La lógica procesal dicta que si se quiere abreviar algo conviene potenciar la intervención verbal de las partes. Resulta más rápido (y permite en teoría acortar plazos) exponer una pretensión oralmente que redactarla como ocurre en el procedimiento ordinario. Otra cosa es que sea intelectualmente más complicado y que entrañe riesgos que no tiene quien plasma con tiempo, calma y reposo sus ideas por escrito.
El artículo 78.6 LJCA establece que la vista de un abreviado comenzará con la exposición por el demandante de los fundamentos de lo que pida o la ratificación de lo expuesto en la demanda. Nos encontramos aquí con la primera trampa práctica en la que comienza a ahogarse la oralidad de ese procedimiento. Es práctica habitual en los Juzgados (ordinarios o Centrales) de lo Contencioso-Administrativo, que son los únicos que pueden conocer de un abreviado, que los señalamientos estén comprimidos a lo largo de la mañana. Ello tiene como fatal consecuencia que sea el propio Magistrado el que invite al demandante a ratificar la demanda o, como excepción, a hacer unas brevísimas alegaciones sobre el fondo del asunto.
Huelga decir que no son pocos los debutantes en esta clase de procedimiento los que se llevan el disgusto de no poder desarrollar con extensión suficiente los razonamientos cuasi esquemáticos contenidos en esa demanda que esperaban complementar y enriquecer al inicio de la vista y, sobre todo, tras tomar conocimiento del contenido del expediente administrativo.
En la –muchas veces excesiva- lucha del legislador contra el filibusterismo procesal, la Ley 37/2011, de 10 de octubre, de medidas de agilización procesal, introdujo en el referido artículo 78 LJCA la posibilidad de que el demandante solicitase mediante otrosí que el recurso se fallara sin recibimiento del pleito a prueba ni vista. No es frecuente que así ocurra, salvo para los temerosos de la toga y de la oratoria de los que ya hemos hablado, pero tal previsión ha introducido la creencia generalizada en el mundo judicial (extendida al juicio verbal civil con la reciente reforma de la Ley de Enjuiciamiento Civil) de que lo realmente importante de estos pleitos es lo que las partes dicen por escrito. Se trata, probablemente, del paso intermedio para dejar sin esencia el procedimiento abreviado y convertirlo en una suerte de ordinario contencioso-administrativo sin interposición de recurso diferenciada de la demanda en el que, además, apenas se admite margen probatorio más allá del contenido del expediente administrativo. Lo que no está en él no está en el mundo.

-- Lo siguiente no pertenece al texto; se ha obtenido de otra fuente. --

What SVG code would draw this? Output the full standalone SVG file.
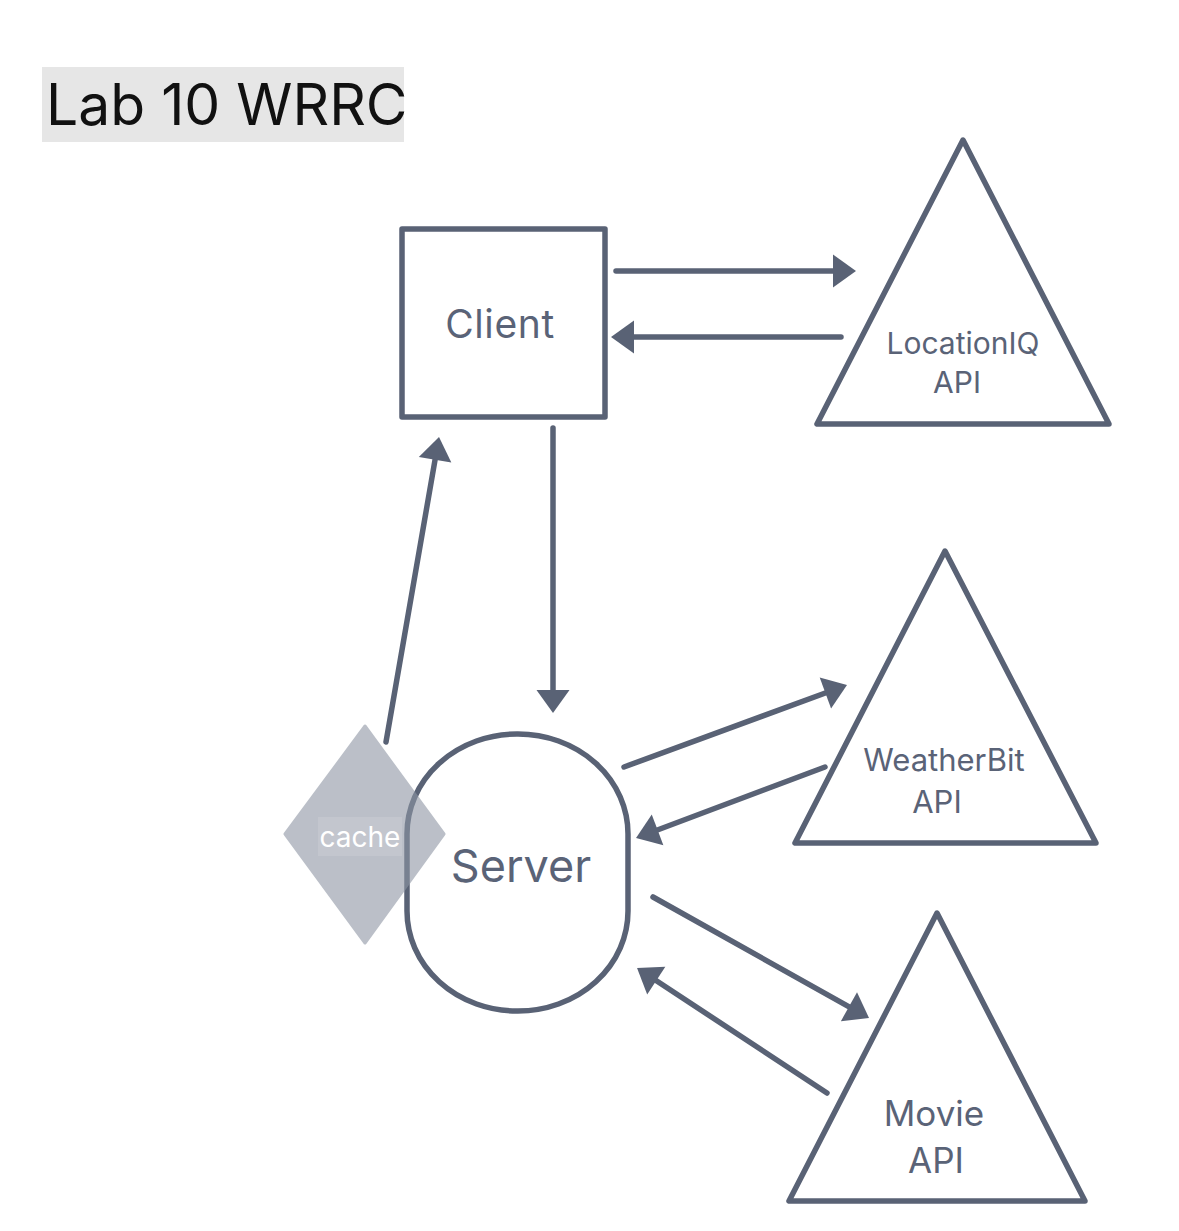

Otro de los cepos que se encuentra escondido en la maleza procesal por la que transita el intrépido abogado que, en estricta aplicación de la Ley (artículo 78.19 LJCA), reserva lo mejor de sus argumentos para la fase de conclusiones es la exigencia judicial cada vez más frecuente de no poder hacer más que valoraciones jurídicas sobre la prueba practicada. La pregunta aquí es inmediata: ¿prevé la Ley Jurisdiccional el trámite de conclusiones solo para el supuesto de que se haya practicado prueba? No parece que sea así sino que la garantía de defensa del justiciable y, sobre todo, el principio de contradicción y audiencia deberían llevar a que en fase de conclusiones cada parte pudiera rebatir jurídicamente lo manifestado por la contraria. La sobrecarga de trabajo de los Juzgados (los procedimientos abreviados suelen ser paradójicamente más lentos en su tramitación que los ordinarios) y la patológica tendencia del ser humano a no tener interés en escuchar lo que quiere exponer el otro están consolidando una práctica muy nociva en el abreviado consistente en liquidar las conclusiones con un escueto “a definitivas” propio de los procesos penales en los que la oralidad, afortunadamente, todavía parece respetarse.
Finalmente, la oralidad también muere con la cara de sorpresa de muchos Magistrados ante la petición del abogado de que el demandante sea oído a la conclusión de la vista haciendo uso de la posibilidad prevista en el citado artículo 78.19 LJCA. Esa especie de derecho a la última palabra trasplantado del pleito penal al contencioso-administrativo no acaba de arraigar. Si parece que se considera tedioso al abogado por pretender exponer oralmente lo que por escrito no ha podido siquiera esbozar, con más reparo aún se mira a quien ajeno al mundo del Derecho podría realizar una serie de manifestaciones carentes de rigor jurídico y, normalmente, nada breves.
Para concluir, convendría hacerse algunas preguntas. ¿Acabar en la práctica con la oralidad de un procedimiento acerca o aleja la Justicia a los ciudadanos? Si administrar justicia se convierte en el estricto contraste documental de lo dicho por las partes, ¿estamos un paso más cerca de que las controversias jurídicas se puedan resolver mecánicamente incluso con inteligencia artificial? Pero, desde luego, lo que más interesa, atendido el foro al que se dirige este artículo, es preguntarse si un abogado puede acudir a un abreviado sin los deberes escritos hechos y confiado en su labia y capacidad oratoria. La respuesta, que dependerá como siempre del Juez o Magistrado que dirija la vista, es que parece prudente que la demanda sea lo más exhaustiva posible. Sus posibilidades de ganar el pleito serán así más altas aun a costa de irse de la sala de vistas con la nebulosa impresión de que la palabra molesta tanto como un escrito de larga extensión.